Restate, exactly and without pictures, the lines from the start of the listing below through the line holding "return (x0 /".
#####
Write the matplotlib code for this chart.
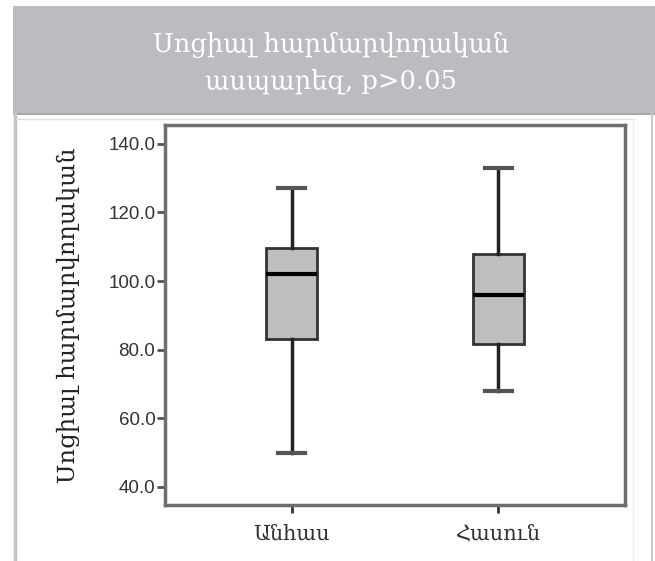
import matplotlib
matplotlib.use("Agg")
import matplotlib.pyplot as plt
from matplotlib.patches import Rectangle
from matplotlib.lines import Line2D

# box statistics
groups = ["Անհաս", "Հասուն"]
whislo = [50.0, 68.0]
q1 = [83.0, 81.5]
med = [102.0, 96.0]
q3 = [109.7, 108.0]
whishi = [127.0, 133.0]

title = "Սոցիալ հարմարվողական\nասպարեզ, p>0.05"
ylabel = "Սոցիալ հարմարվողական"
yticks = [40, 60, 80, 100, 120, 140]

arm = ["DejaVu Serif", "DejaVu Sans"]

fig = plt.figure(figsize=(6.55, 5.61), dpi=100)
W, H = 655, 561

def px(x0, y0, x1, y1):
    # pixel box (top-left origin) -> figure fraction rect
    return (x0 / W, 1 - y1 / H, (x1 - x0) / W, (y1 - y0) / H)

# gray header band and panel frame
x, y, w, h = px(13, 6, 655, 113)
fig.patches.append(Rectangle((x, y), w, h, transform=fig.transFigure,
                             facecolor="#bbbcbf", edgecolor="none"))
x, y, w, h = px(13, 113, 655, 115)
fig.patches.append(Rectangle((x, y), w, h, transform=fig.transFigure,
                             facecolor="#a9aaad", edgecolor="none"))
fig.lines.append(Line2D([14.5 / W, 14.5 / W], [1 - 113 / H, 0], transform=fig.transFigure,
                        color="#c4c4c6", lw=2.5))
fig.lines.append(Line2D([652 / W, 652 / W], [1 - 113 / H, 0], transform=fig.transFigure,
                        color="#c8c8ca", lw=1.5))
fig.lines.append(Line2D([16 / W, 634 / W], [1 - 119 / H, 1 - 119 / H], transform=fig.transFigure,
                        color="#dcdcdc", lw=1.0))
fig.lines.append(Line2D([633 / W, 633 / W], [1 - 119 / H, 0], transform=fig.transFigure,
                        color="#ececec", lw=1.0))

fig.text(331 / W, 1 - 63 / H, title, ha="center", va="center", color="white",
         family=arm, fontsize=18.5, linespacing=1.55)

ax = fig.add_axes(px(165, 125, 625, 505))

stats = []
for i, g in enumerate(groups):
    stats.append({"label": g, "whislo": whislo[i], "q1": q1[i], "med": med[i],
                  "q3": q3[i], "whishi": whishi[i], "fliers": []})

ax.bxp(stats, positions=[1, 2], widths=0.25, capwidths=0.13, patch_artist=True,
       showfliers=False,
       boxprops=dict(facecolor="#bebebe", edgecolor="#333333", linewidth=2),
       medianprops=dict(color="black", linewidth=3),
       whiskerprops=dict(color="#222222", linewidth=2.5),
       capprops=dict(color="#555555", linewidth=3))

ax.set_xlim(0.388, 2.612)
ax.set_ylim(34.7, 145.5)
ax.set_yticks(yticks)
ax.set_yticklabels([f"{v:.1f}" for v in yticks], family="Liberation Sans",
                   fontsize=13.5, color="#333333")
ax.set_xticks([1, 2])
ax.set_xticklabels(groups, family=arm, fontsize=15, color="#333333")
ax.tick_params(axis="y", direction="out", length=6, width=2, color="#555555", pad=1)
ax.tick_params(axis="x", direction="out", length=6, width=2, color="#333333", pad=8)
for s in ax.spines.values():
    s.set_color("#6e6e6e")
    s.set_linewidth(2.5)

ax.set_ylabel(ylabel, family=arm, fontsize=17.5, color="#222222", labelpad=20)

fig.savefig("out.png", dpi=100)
#####
Exercise response —
Write the matplotlib code for this chart.
import matplotlib
matplotlib.use("Agg")
import matplotlib.pyplot as plt
from matplotlib.patches import Rectangle
from matplotlib.lines import Line2D

# box statistics
groups = ["Անհաս", "Հասուն"]
whislo = [50.0, 68.0]
q1 = [83.0, 81.5]
med = [102.0, 96.0]
q3 = [109.7, 108.0]
whishi = [127.0, 133.0]

title = "Սոցիալ հարմարվողական\nասպարեզ, p>0.05"
ylabel = "Սոցիալ հարմարվողական"
yticks = [40, 60, 80, 100, 120, 140]

arm = ["DejaVu Serif", "DejaVu Sans"]

fig = plt.figure(figsize=(6.55, 5.61), dpi=100)
W, H = 655, 561

def px(x0, y0, x1, y1):
    # pixel box (top-left origin) -> figure fraction rect
    return (x0 / W, 1 - y1 / H, (x1 - x0) / W, (y1 - y0) / H)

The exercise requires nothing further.